Alexander, after a time, became convinced that his endeavours to take the city from the mole were hopeless, and turned his attention to the sea defences, north and south of the mole, which were far less strong than those which he had hitherto been attacking.[14415] He placed his best engines and his boarding-bridges upon ships, and proceeded to batter the sea walls in various places. On the south side, near the Egyptian harbour, he found a weak place, and concentrating his efforts upon it, he succeeded in effecting a large breach.[14416] He then gave orders for a general assault.[14417] The two fleets were commanded to force simultaneously the entrances to the two harbours; other vessels to make demonstrations against the walls at all approachable points; the army collected on the mole to renew its assaults; while he himself, with his trustiest soldiers, delivered the main attack at the southern breach.[14418] Two vessels were selected for the purpose. On one, which was that of Coenus, he embarked a portion of the phalanx; on the other, which was commanded by Admetus, he placed his bodyguard, himself accompanying it. The struggle was short when once the boarding-bridges were thrown across and rested on the battered wall. Fighting under the eye of their king, the Macedonians carried all before them, though not without important losses. Admetus himself, who was the first to step on to the wall, received a spear thrust, and was slain.[14419] But the soldiers who were following close behind him maintained their footing, and in a little time got possession of several towers, with the spaces between them. Alexander was among the foremost of those who mounted the breach,[14420] and was for a while hotly engaged in a hand-to-hand fight with the enemy. When those who resisted him were slain or driven off, he directed his troops to seize the royal palace, which abutted on the southern wall, and through it make their entrance into the town.[14421]

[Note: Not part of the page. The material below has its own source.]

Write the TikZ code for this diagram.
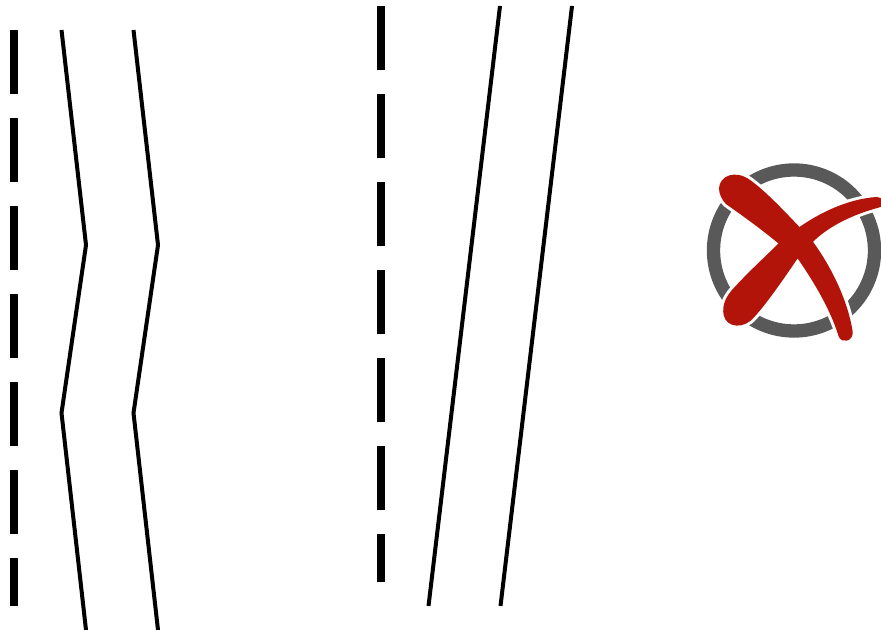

Meanwhile, the Greco-Phoenician fleet on the south side of the mole had burst the boom and other obstacles by which the Egyptian harbour was closed, and, attacking the ships within, had disabled some, and driven the rest ashore, thus gaining possession of the southern port and a ready access to the adjacent portion of the city.[14422] The Cyprians, moreover, on the north, had forced their way into the Sidonian harbour, which had no boom, and obtained an entrance into the town on that quarter.[14423] The defences were broken through in three places, and it might have been expected that resistance would have ceased. But the gallant defenders still would not yield. A large body assembled at the Agenorium, or temple of Agenor, and there made a determined stand, which continued till Alexander himself attacked them with his bodyguard, and slew almost the entire number. Others, mounting upon the roofs of the houses, flung down stones and missiles of all kinds upon the Macedonians in the street. A portion shut themselves up in their homes and perished by their own hands. In the streets and squares there was a terrible carnage. The Macedonians were infuriated by the length of the siege, the stubbornness of the resistance, and the fact that the Tyrians had in the course of the siege publicly executed, probably by way of sacrifice, a number of their prisoners upon the walls. Those who died with arms in their hands are reckoned at eight thousand;[14424] two thousand more, who had been made prisoners, were barbarously crucified by command of Alexander round the walls of the city.[14425] None of the adult free males were spared, except the few who had taken refuge with Azemilcus the king in the temple of Melkarth, which Alexander professed greatly to revere, and a certain number whom the Sidonians, touched at last with pity, concealed on board their triremes. The women, the children, and the slaves, to the number of thirty thousand,[14426] were sold to the highest bidder.

Having worked his will, and struck terror, as he hoped, into the hearts of all who might be thinking of resisting him, Alexander concluded the Tyrian episode of his career by a religious ceremony.[14427] Entering the city from the mole in a grand procession, accompanied by his entire force of soldiers, fully armed and arrayed, while his fleet also played its part in the scene, he proceeded to the temple of Melkarth in the middle of the town, and offered his much desired sacrifice to Hercules. A gymnastic contest and a torch race formed a portion of the display. To commemorate his victory, he dedicated and left in the temple the battering-ram which had made the first impression on the southern wall, together with a Tyrian vessel, used in the service of the god, which he had captured when he bore down upon the city from Sidon with his fleet. Over the charred and half-ruined remnants of the city, into which he had introduced a certain number of colonists, chiefly Carians,[14428] he placed as ruler a member of a decayed branch of the royal family, a certain Abd-elonim, whom the Greeks called Ballonymos.[14429]